SETH ARMSTRONG FEATURED INTERVIEW ON HI-FRUCTOSE
May 30, 2011 ARTIST INTERVIEWS, CURRENT
Interview for Hi-Fructose by Brett Amory
How would you describe your work to someone? What are you trying to communicate to the viewer?
Unreal stuff happening to real stuff. I’m attracted to little details and compositions that reveal an almost surreal subject within an otherwise normal environment. I’m trying to entertain the viewer.
What and who have influenced your work?
My friends and peers are the strongest influence on my work. Them and Mrs. Mealiffe, the greatest high school art teacher on earth. Without her, I may have been a cop.

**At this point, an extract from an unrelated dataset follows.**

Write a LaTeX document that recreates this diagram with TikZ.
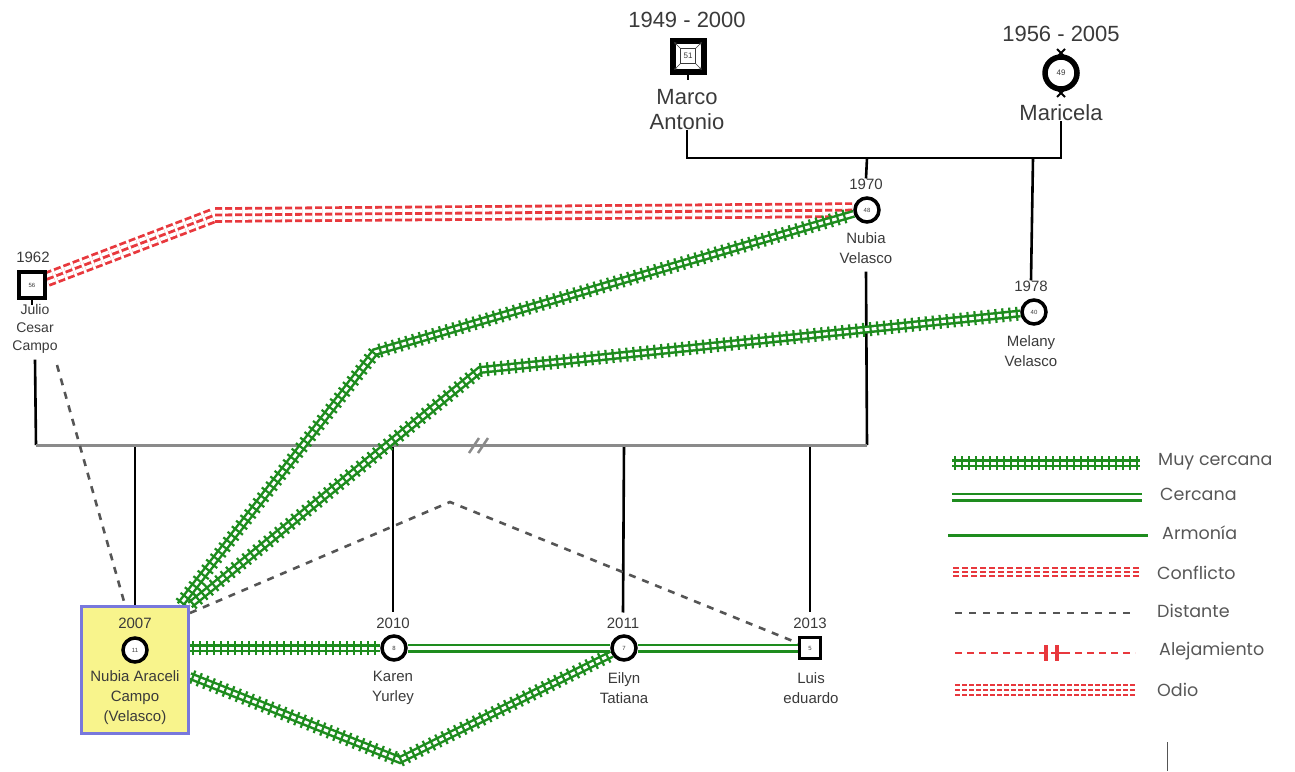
\documentclass[tikz,border=0pt]{standalone}
\usepackage{fontspec}
\setmainfont{Liberation Sans}
\newfontfamily\legfont{Poppins}
\usetikzlibrary{decorations.markings,arrows.meta,calc}
\definecolor{txt}{HTML}{3A3A3A}
\definecolor{grn}{HTML}{1E8C1E}
\definecolor{rd}{HTML}{E8383D}
\definecolor{dgray}{HTML}{555555}
\definecolor{sgray}{HTML}{8A8A8A}
\definecolor{boxy}{HTML}{F8F48C}
\definecolor{boxb}{HTML}{7878DC}
\pgfdeclarelayer{background}
\pgfsetlayers{background,main}
\tikzset{
  famline/.style={line width=2.6pt, draw=black},
  sibline/.style={line width=3pt, draw=sgray},
  fem/.style={circle, draw=black, line width=3.5pt, fill=white, minimum size=24pt, inner sep=0pt, font=\fontsize{6}{6}\selectfont, text=txt},
  mal/.style={rectangle, draw=black, line width=3pt, fill=white, minimum size=22pt, inner sep=0pt, font=\fontsize{6}{6}\selectfont, text=txt},
  lbl/.style={font=\fontsize{15}{20}\selectfont, text=txt, align=center, inner sep=0pt},
  biglbl/.style={font=\fontsize{22}{25}\selectfont, text=txt, align=center, inner sep=0pt},
  leglbl/.style={font=\legfont\fontsize{17.5}{19}\selectfont, text=txt!85, anchor=west, inner sep=0pt},
  vclose/.style={preaction={draw=grn, line width=2.5pt, double=white, double distance=3pt},
     postaction={decorate, decoration={markings, mark=between positions 3pt and -3pt step 7pt with {\draw[grn, line width=2.2pt] (0pt,-7pt) -- (0pt,7pt);}}}},
  closel/.style={draw=grn, line width=2.5pt, double=white, double distance=4pt},
  harm/.style={draw=grn, line width=3pt},
  confl/.style={preaction={draw=rd, line width=2.8pt, dash pattern=on 7pt off 3pt, double=white, double distance=10pt}, draw=rd, line width=2.8pt, dash pattern=on 7pt off 3pt},
  conflleg/.style={preaction={draw=rd, line width=2pt, dash pattern=on 6pt off 3pt, double=white, double distance=5.5pt}, draw=rd, line width=2pt, dash pattern=on 6pt off 3pt},
  odioleg/.style={preaction={draw=rd, line width=2pt, dash pattern=on 5pt off 2pt, double=white, double distance=8pt}, draw=rd, line width=2pt, dash pattern=on 5pt off 2pt},
  dist/.style={draw=dgray, line width=2.6pt, dash pattern=on 7pt off 7pt},
  alej/.style={draw=rd, line width=1.8pt, dash pattern=on 7pt off 5pt},
}
\begin{document}
\begin{tikzpicture}[x=1pt,y=-1pt]
\useasboundingbox (0,0) rectangle (1295,771);

% ---------- parents ----------
\node[mal, minimum size=31pt, line width=6pt] (marco) at (688,56) {};
\node[draw=txt, line width=0.6pt, fill=white, minimum size=15pt, inner sep=0pt, font=\fontsize{8}{8}\selectfont, text=txt] (marcoage) at (marco.center) {51};
\foreach \c in {north east, north west, south east, south west}
  \draw[line width=0.5pt, txt, -{Stealth[length=3pt,width=3pt]}] (marcoage.\c) -- ($(marco.center)!0.75!(marco.\c)$);
\draw[line width=2.6pt] (marco.south) -- ++(0,5);
\node[biglbl] (marcoyr) at (687,20) {1949 - 2000};
\node[biglbl] (marconame) at (687,110) {Marco\\Antonio};

\node[fem, minimum size=32pt, line width=5.5pt, font=\fontsize{8}{8}\selectfont] (maricela) at (1061,73) {49};
\draw[line width=1.8pt] (1057,49) -- (1065,57) (1065,49) -- (1057,57);
\draw[line width=1.8pt] (1057,89) -- (1065,97) (1065,89) -- (1057,97);
\node[biglbl] (maricelayr) at (1061,34) {1956 - 2005};
\node[biglbl] (maricelaname) at (1061,113) {Maricela};

% ---------- second generation ----------
\node[fem] (nubiav) at (867,210) {48};
\node[lbl] (nvyr) at (866,184) {1970};
\node[lbl] (nvname) at (866,248) {Nubia\\Velasco};

\node[fem] (melany) at (1034,312) {40};
\node[lbl] (melyr) at (1031,286) {1978};
\node[lbl] (melname) at (1031,351) {Melany\\Velasco};

\node[mal, minimum size=26pt, line width=4pt] (julio) at (32,285) {56};
\draw[line width=2.6pt] (julio.south) -- ++(0,5);
\node[lbl] (julioyr) at (33,257) {1962};
\node[lbl, font=\fontsize{14}{18}\selectfont] (julioname) at (35,329) {Julio\\Cesar\\Campo};

% ---------- children ----------
\node[draw=boxb, fill=boxy, line width=3pt, minimum width=107pt, minimum height=127pt, inner sep=0pt] (araceli) at (135,670) {};
\node[fem] (aracelic) at (135,650) {11};
\node[lbl] (araceliyr) at (135,623) {2007};
\node[lbl] (aracelname) at (135,698) {Nubia Araceli\\Campo\\(Velasco)};

\node[fem] (karen) at (394,648) {8};
\node[lbl] (karenyr) at (393,623) {2010};
\node[lbl] (karenname) at (393,688) {Karen\\Yurley};

\node[fem] (eilyn) at (624,648) {7};
\node[lbl] (eilynyr) at (623,623) {2011};
\node[lbl] (eilynname) at (624,688) {Eilyn\\Tatiana};

\node[mal, minimum size=21pt] (luis) at (810,648) {5};
\node[lbl] (luisyr) at (810,623) {2013};
\node[lbl] (luisname) at (811,688) {Luis\\eduardo};

% ---------- legend ----------
\coordinate (l1a) at (952,463); \coordinate (l1b) at (1140,463);
\coordinate (l2a) at (952,497); \coordinate (l2b) at (1142,497);
\coordinate (l3a) at (948,535); \coordinate (l3b) at (1148,535);
\coordinate (l4a) at (953,572); \coordinate (l4b) at (1140,572);
\coordinate (l5a) at (955,613); \coordinate (l5b) at (1135,613);
\coordinate (l6a) at (955,653); \coordinate (l6b) at (1135,653);
\coordinate (l7a) at (955,690); \coordinate (l7b) at (1135,690);
\path[vclose] (l1a) -- (l1b);
\draw[closel] (l2a) -- (l2b);
\draw[harm] (l3a) -- (l3b);
\draw[conflleg] (l4a) -- (l4b);
\draw[dist] (l5a) -- (l5b);
\draw[alej] (l6a) -- (l6b);
\draw[rd, line width=3.5pt] (1046,645) -- (1046,661) (1057,645) -- (1057,661);
\draw[rd, line width=1.8pt] (1057,653) -- (1065,653);
\draw[odioleg] (l7a) -- (l7b);
\node[leglbl] (leg1) at (1158,462) {Muy cercana};
\node[leglbl] (leg2) at (1160,494) {Cercana};
\node[leglbl] (leg3) at (1162,533) {Armonía};
\node[leglbl] (leg4) at (1157,573) {Conflicto};
\node[leglbl] (leg5) at (1157,611) {Distante};
\node[leglbl] (leg6) at (1159,651) {Alejamiento};
\node[leglbl] (leg7) at (1157,690) {Odio};

\draw[line width=1pt, dgray] (1167,742) -- (1167,771);

% ---------- connectors ----------
\begin{pgfonlayer}{background}
\coordinate (m1) at (687,158); \coordinate (m2) at (1061,158);
\coordinate (c1) at (867,158); \coordinate (c2) at (1033,158);
\draw[famline] (marconame.south) -- (m1) -- (m2) -- (maricelaname.south);
\draw[famline] (c1) -- (nvyr.north);
\draw[famline] (c2) -- (melyr.north);
\coordinate (s1) at (36,445); \coordinate (s2) at (867,445);
\draw[famline] ([yshift=-6pt]julioname.south) -- (s1);
\draw[famline] ([yshift=-8pt]nvname.south) -- (s2);
\coordinate (k1) at (135,445); \coordinate (k2) at (393,445);
\coordinate (k3) at (624,445); \coordinate (k4) at (810,445);
\draw[famline] (k1) -- (araceli.north);
\draw[famline] (k2) -- ([yshift=5pt]karenyr.north);
\draw[famline] (k3) -- ([yshift=5pt]eilynyr.north);
\draw[famline] (k4) -- ([yshift=5pt]luisyr.north);
\draw[sibline] (s1) -- (s2);
\draw[sgray, line width=2.5pt] (469,453) -- (479,438) (478,453) -- (488,438);

\coordinate (r1) at (215,215);
\draw[confl] (julio) -- (r1) -- (nubiav);

\coordinate (dj) at (57,365); \coordinate (d1) at (450,502);
\draw[dist] (dj) -- ([xshift=-10pt]araceli.north);
\draw[dist] ([yshift=-8pt]araceli.north east) -- (d1) -- (luis);

\coordinate (b1) at (375,352); \coordinate (b2) at (480,370); \coordinate (b3) at (400,760);
\path[vclose] ([xshift=-10pt]araceli.north east) -- (b1) -- (nubiav);
\path[vclose] (araceli.north east) -- (b2) -- (melany);
\path[vclose] (araceli.east |- karen) -- (karen);
\path[vclose] ([yshift=-6pt]araceli.east) -- (b3) -- (eilyn);
\draw[closel] (karen) -- (eilyn);
\draw[closel] (eilyn) -- (luis);
\end{pgfonlayer}
\end{tikzpicture}
\end{document}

Can you describe your process for creating new work?
I like to drink a ton of coffee and think of crazy colors to combine with images that appeal to me. I either stumble upon these images or I create them.
I sit down and mix a ton of colors. Then I paint these colors until I’ve exhausted them. Then I sit down and mix some more, different colors. I do this all day long until something else comes up.
Tools of the trade?
Paint, something covered in primer, brushes, and food.
A sense of humor.
Whats your favorite color?
Yellow ochre.
What time of day do you usually paint?
Anytime after 10 am.
Music? If so what type of music gets you in the mood?
Lately the Beastie Boys, Ottis Redding, Outkast, Jamaraqui, and Paul Simon.
Can you talk a little bit about your process. Your compositions have a broken or montaged look to them. Do you put your compositions together from multiple sources and what sort of tools if any are you using, Photoshop etc?
I do sometimes combine sources into one image. I do so either directly on the canvas, or by sketching a rough before hand. Any color decisions are also made while painting, or while staring at it for ever.
I know a lot of your work is inspired from black and white photographs and you make up the color. Is this why the light in your paintings feels artificial or you can’t really place what time of day it is.
Yes. I’m drawn to images with highly contrasting values, whether black and white or color. I’m also interested in stage productions and movies, and try to emulate that dramatic or theatrical light in my work.
Your work reminds me of painters that are apart of the “New Leipzig School” do you look at these painters and are they influential on your work?
Neo Rauch is the coolest colorist this side of the Danube.
Are you Santa Claus?
I will be.
Armstrong creates obscure narratives within his work utilizing the language of cinema and classical portraiture. By using ambiguous light, contrived compositions and saturation he invites us to join him in his voyeuristic gaze within urban dwellings. His surrealist rendering of light dictates the viewer’s perception of time, playing with our conceptions of reality. It is in this aspect that Armstrong’s love for cinematic iconography rises to the surface of his work pairing 1960′s Americana within surrealist obscurity. Armstrong hides stories within the framework of his landscapes examining the adversarial conversation between figures and their surroundings provoking the viewer to set his work within an indexical time in history.
Seth Armstrong graduated with high honors and received his BFA from CCA in 2006. During 2005 he spent six months studying abroad in The Netherlands at the Academie Minerva. Seth Armstrong was recently featured in the March issue of Bl!ss magazine and has been featured in Juxtapoz arts and culture magazine. For a full bibliography please see his CV. He is currently an instructor at ASUC Art Studios at UC Berkeley. In September 2010 Seth Armstrong was commissioned by Possible Productions in LA to paint a portrait of Biggie Smalls, which was featured on stage as a backdrop for the back-to-back Comerica Park performance headlining JayZ and Eminem.